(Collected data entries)
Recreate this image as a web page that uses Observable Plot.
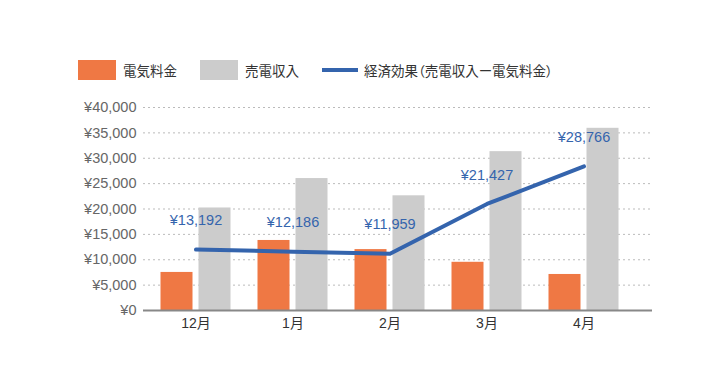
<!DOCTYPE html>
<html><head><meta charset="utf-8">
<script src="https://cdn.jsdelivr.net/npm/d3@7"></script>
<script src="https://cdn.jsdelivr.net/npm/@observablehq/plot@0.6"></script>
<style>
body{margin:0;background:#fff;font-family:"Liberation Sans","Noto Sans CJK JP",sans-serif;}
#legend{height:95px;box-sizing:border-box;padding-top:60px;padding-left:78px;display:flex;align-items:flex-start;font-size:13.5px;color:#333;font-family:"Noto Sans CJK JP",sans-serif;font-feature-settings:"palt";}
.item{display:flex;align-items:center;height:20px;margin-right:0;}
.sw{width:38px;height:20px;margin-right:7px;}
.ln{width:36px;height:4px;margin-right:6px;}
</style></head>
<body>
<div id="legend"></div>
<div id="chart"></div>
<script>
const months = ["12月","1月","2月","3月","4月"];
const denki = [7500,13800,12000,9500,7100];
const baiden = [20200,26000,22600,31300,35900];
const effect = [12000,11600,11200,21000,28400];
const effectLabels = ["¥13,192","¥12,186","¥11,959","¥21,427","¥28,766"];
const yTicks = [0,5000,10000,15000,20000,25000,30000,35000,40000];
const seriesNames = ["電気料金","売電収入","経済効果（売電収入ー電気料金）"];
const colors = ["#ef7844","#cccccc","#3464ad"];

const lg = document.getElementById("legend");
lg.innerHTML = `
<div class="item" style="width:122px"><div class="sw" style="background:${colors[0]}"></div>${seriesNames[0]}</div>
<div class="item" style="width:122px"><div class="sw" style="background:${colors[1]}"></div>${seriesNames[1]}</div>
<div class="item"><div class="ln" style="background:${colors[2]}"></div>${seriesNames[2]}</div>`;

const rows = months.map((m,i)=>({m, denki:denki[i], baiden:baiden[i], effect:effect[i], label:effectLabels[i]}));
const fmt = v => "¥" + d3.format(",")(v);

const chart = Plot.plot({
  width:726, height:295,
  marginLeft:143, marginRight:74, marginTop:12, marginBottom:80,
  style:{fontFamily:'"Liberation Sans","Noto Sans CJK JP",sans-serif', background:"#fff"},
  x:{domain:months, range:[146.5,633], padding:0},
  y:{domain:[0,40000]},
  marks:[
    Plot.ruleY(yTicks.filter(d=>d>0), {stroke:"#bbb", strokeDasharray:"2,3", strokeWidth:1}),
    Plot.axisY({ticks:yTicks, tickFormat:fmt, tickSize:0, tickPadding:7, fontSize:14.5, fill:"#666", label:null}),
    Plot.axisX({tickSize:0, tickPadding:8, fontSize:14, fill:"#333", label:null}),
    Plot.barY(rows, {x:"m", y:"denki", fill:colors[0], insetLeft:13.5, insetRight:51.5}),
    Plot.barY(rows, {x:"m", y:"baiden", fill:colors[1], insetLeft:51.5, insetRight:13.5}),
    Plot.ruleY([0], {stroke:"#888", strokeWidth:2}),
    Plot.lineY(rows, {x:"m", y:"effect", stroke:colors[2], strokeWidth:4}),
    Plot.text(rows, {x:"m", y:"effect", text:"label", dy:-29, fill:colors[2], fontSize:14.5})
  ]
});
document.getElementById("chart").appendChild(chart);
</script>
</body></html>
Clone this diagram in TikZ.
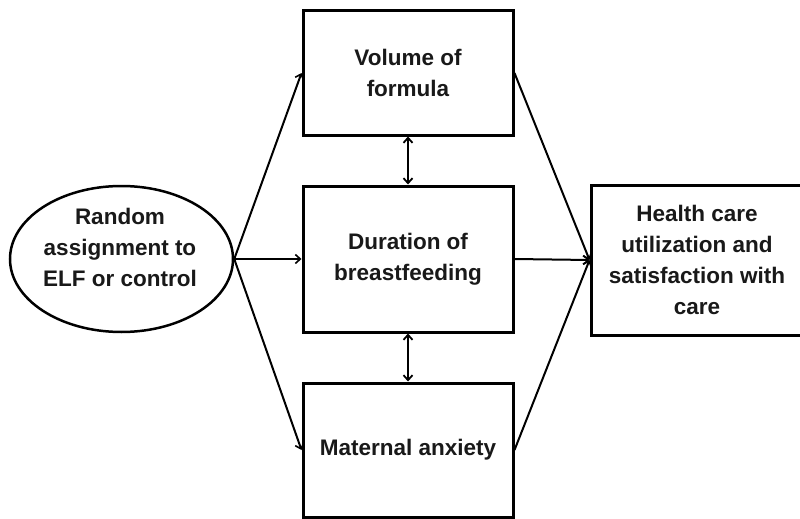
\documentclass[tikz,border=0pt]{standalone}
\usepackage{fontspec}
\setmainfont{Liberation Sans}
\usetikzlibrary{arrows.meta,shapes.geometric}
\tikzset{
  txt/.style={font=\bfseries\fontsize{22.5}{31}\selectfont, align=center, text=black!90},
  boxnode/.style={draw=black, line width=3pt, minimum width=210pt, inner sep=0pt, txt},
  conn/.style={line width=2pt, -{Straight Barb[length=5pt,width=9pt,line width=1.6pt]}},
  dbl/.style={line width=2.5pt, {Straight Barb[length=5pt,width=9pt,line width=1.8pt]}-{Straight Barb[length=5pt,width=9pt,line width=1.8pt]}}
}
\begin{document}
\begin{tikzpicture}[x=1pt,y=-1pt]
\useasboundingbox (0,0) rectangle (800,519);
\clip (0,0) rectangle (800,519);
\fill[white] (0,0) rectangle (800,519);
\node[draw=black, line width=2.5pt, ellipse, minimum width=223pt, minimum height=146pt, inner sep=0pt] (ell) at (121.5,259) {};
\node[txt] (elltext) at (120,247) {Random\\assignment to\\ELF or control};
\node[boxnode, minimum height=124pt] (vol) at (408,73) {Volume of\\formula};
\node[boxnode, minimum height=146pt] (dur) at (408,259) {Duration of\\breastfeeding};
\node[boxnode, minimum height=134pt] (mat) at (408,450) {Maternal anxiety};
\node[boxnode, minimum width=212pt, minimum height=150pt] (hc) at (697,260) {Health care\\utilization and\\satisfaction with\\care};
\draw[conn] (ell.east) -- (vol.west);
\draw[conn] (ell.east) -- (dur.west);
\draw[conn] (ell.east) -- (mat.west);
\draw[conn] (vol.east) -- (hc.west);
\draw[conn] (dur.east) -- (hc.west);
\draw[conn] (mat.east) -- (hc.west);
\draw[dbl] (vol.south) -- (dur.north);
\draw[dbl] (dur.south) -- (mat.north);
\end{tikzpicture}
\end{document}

Exercise prompt
Restate the full listing verbatim and drop every picture.

Answer below
Recreate this image as a web page that uses Observable Plot.
<!DOCTYPE html>
<html><head><meta charset="utf-8">
<script src="https://cdn.jsdelivr.net/npm/d3@7"></script>
<script src="https://cdn.jsdelivr.net/npm/@observablehq/plot@0.6"></script>
<style>
body{margin:0;background:#fff;font-family:"Liberation Sans","Noto Sans CJK JP",sans-serif;}
#legend{height:95px;box-sizing:border-box;padding-top:60px;padding-left:78px;display:flex;align-items:flex-start;font-size:13.5px;color:#333;font-family:"Noto Sans CJK JP",sans-serif;font-feature-settings:"palt";}
.item{display:flex;align-items:center;height:20px;margin-right:0;}
.sw{width:38px;height:20px;margin-right:7px;}
.ln{width:36px;height:4px;margin-right:6px;}
</style></head>
<body>
<div id="legend"></div>
<div id="chart"></div>
<script>
const months = ["12月","1月","2月","3月","4月"];
const denki = [7500,13800,12000,9500,7100];
const baiden = [20200,26000,22600,31300,35900];
const effect = [12000,11600,11200,21000,28400];
const effectLabels = ["¥13,192","¥12,186","¥11,959","¥21,427","¥28,766"];
const yTicks = [0,5000,10000,15000,20000,25000,30000,35000,40000];
const seriesNames = ["電気料金","売電収入","経済効果（売電収入ー電気料金）"];
const colors = ["#ef7844","#cccccc","#3464ad"];

const lg = document.getElementById("legend");
lg.innerHTML = `
<div class="item" style="width:122px"><div class="sw" style="background:${colors[0]}"></div>${seriesNames[0]}</div>
<div class="item" style="width:122px"><div class="sw" style="background:${colors[1]}"></div>${seriesNames[1]}</div>
<div class="item"><div class="ln" style="background:${colors[2]}"></div>${seriesNames[2]}</div>`;

const rows = months.map((m,i)=>({m, denki:denki[i], baiden:baiden[i], effect:effect[i], label:effectLabels[i]}));
const fmt = v => "¥" + d3.format(",")(v);

const chart = Plot.plot({
  width:726, height:295,
  marginLeft:143, marginRight:74, marginTop:12, marginBottom:80,
  style:{fontFamily:'"Liberation Sans","Noto Sans CJK JP",sans-serif', background:"#fff"},
  x:{domain:months, range:[146.5,633], padding:0},
  y:{domain:[0,40000]},
  marks:[
    Plot.ruleY(yTicks.filter(d=>d>0), {stroke:"#bbb", strokeDasharray:"2,3", strokeWidth:1}),
    Plot.axisY({ticks:yTicks, tickFormat:fmt, tickSize:0, tickPadding:7, fontSize:14.5, fill:"#666", label:null}),
    Plot.axisX({tickSize:0, tickPadding:8, fontSize:14, fill:"#333", label:null}),
    Plot.barY(rows, {x:"m", y:"denki", fill:colors[0], insetLeft:13.5, insetRight:51.5}),
    Plot.barY(rows, {x:"m", y:"baiden", fill:colors[1], insetLeft:51.5, insetRight:13.5}),
    Plot.ruleY([0], {stroke:"#888", strokeWidth:2}),
    Plot.lineY(rows, {x:"m", y:"effect", stroke:colors[2], strokeWidth:4}),
    Plot.text(rows, {x:"m", y:"effect", text:"label", dy:-29, fill:colors[2], fontSize:14.5})
  ]
});
document.getElementById("chart").appendChild(chart);
</script>
</body></html>
Clone this diagram in TikZ.
\documentclass[tikz,border=0pt]{standalone}
\usepackage{fontspec}
\setmainfont{Liberation Sans}
\usetikzlibrary{arrows.meta,shapes.geometric}
\tikzset{
  txt/.style={font=\bfseries\fontsize{22.5}{31}\selectfont, align=center, text=black!90},
  boxnode/.style={draw=black, line width=3pt, minimum width=210pt, inner sep=0pt, txt},
  conn/.style={line width=2pt, -{Straight Barb[length=5pt,width=9pt,line width=1.6pt]}},
  dbl/.style={line width=2.5pt, {Straight Barb[length=5pt,width=9pt,line width=1.8pt]}-{Straight Barb[length=5pt,width=9pt,line width=1.8pt]}}
}
\begin{document}
\begin{tikzpicture}[x=1pt,y=-1pt]
\useasboundingbox (0,0) rectangle (800,519);
\clip (0,0) rectangle (800,519);
\fill[white] (0,0) rectangle (800,519);
\node[draw=black, line width=2.5pt, ellipse, minimum width=223pt, minimum height=146pt, inner sep=0pt] (ell) at (121.5,259) {};
\node[txt] (elltext) at (120,247) {Random\\assignment to\\ELF or control};
\node[boxnode, minimum height=124pt] (vol) at (408,73) {Volume of\\formula};
\node[boxnode, minimum height=146pt] (dur) at (408,259) {Duration of\\breastfeeding};
\node[boxnode, minimum height=134pt] (mat) at (408,450) {Maternal anxiety};
\node[boxnode, minimum width=212pt, minimum height=150pt] (hc) at (697,260) {Health care\\utilization and\\satisfaction with\\care};
\draw[conn] (ell.east) -- (vol.west);
\draw[conn] (ell.east) -- (dur.west);
\draw[conn] (ell.east) -- (mat.west);
\draw[conn] (vol.east) -- (hc.west);
\draw[conn] (dur.east) -- (hc.west);
\draw[conn] (mat.east) -- (hc.west);
\draw[dbl] (vol.south) -- (dur.north);
\draw[dbl] (dur.south) -- (mat.north);
\end{tikzpicture}
\end{document}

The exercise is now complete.